─── Excerpted data
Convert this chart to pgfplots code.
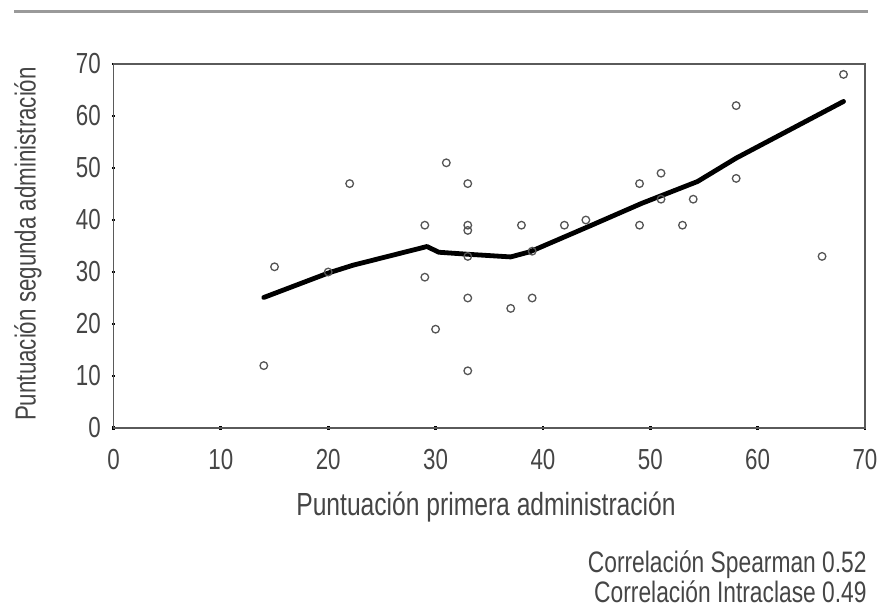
\documentclass[border=0pt]{standalone}
\usepackage{fontspec}
\setmainfont{Liberation Sans}[FakeStretch=0.77]
\usepackage{pgfplots}
\pgfplotsset{compat=1.18}
\definecolor{txt}{HTML}{454545}
\definecolor{axl}{HTML}{5A5A5A}
\definecolor{mk}{HTML}{555555}
\definecolor{rule}{HTML}{9A9A9A}
\begin{document}
\begin{tikzpicture}
\useasboundingbox (0,0) rectangle (439pt,303pt);
\draw[rule, line width=1.5pt] (7pt,297pt) -- (434pt,297pt);
\begin{axis}[
  at={(56.75pt,89pt)}, anchor=south west,
  scale only axis, width=375.75pt, height=182pt,
  xmin=0, xmax=70, ymin=0, ymax=70,
  xtick={0,10,...,70}, ytick={0,10,...,70},
  xtick pos=left, ytick pos=left,
  axis line style={axl, line width=0.7pt},
  tick align=center, major tick length=1.6pt,
  tick style={black, line width=1.4pt},
  /pgf/number format/assume math mode=true,
  ticklabel style={font=\fontsize{14.5}{14.5}\selectfont, text=txt},
  yticklabel style={xshift=-2pt},
  xticklabel style={yshift=-6.5pt},
  clip=false,
]
\addplot[only marks, mark=o, mark size=1.9pt, mark options={draw=mk, line width=0.65pt}] coordinates {
(14,12) (15,31) (20,30) (22,47) (29,39) (29,29) (30,19) (31,51) (33,47) (33,39)
(33,38) (33,33) (33,25) (33,11) (37,23) (38,39) (39,34) (39,25) (42,39) (44,40)
(49,47) (49,39) (51,49) (51,44) (53,39) (54,44) (58,62) (58,48) (66,33) (68,68)
};
\addplot[black, line width=2.4pt, line join=round, line cap=round] coordinates {
(14,25.1) (20,29.8) (22.3,31.3) (29.2,34.9) (30.3,33.8) (33.1,33.4) (37,32.9)
(38.8,33.9) (44.2,38.7) (49.2,43.2) (54.4,47.4) (58,51.9) (68,62.8)
};
\end{axis}
\node[text=txt, font=\fontsize{16}{16}\selectfont, anchor=base] at (243pt,45.5pt) {Puntuación primera administración};
\node[text=txt, font=\fontsize{14.5}{14.5}\selectfont, rotate=90, anchor=center] at (14pt,181pt) {Puntuación segunda administración};
\node[text=txt, font=\fontsize{14.8}{14.8}\selectfont, anchor=base east, inner sep=0pt] at (433.5pt,17pt) {Correlación Spearman 0.52};
\node[text=txt, font=\fontsize{14.8}{14.8}\selectfont, anchor=base east, inner sep=0pt] at (433.5pt,1.8pt) {Correlación Intraclase 0.49};
\end{tikzpicture}
\end{document}
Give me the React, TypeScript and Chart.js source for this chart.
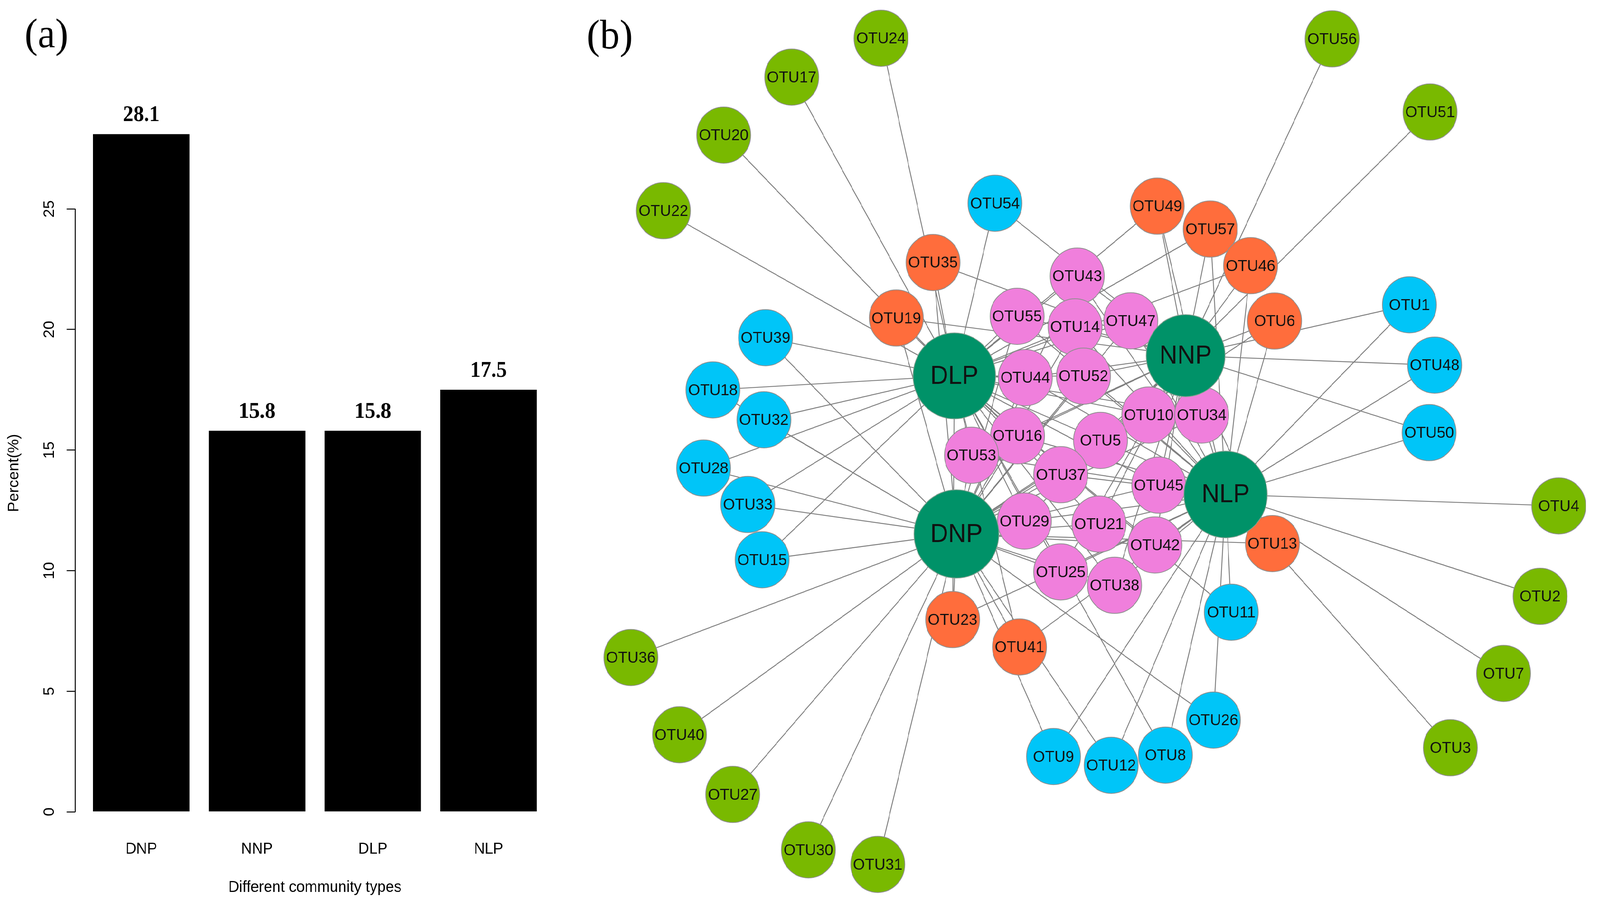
──────
Given request: Isolate each line of the listing above that includes "chart". Copy it.

Exercise output:
Convert this chart to pgfplots code.
Give me the React, TypeScript and Chart.js source for this chart.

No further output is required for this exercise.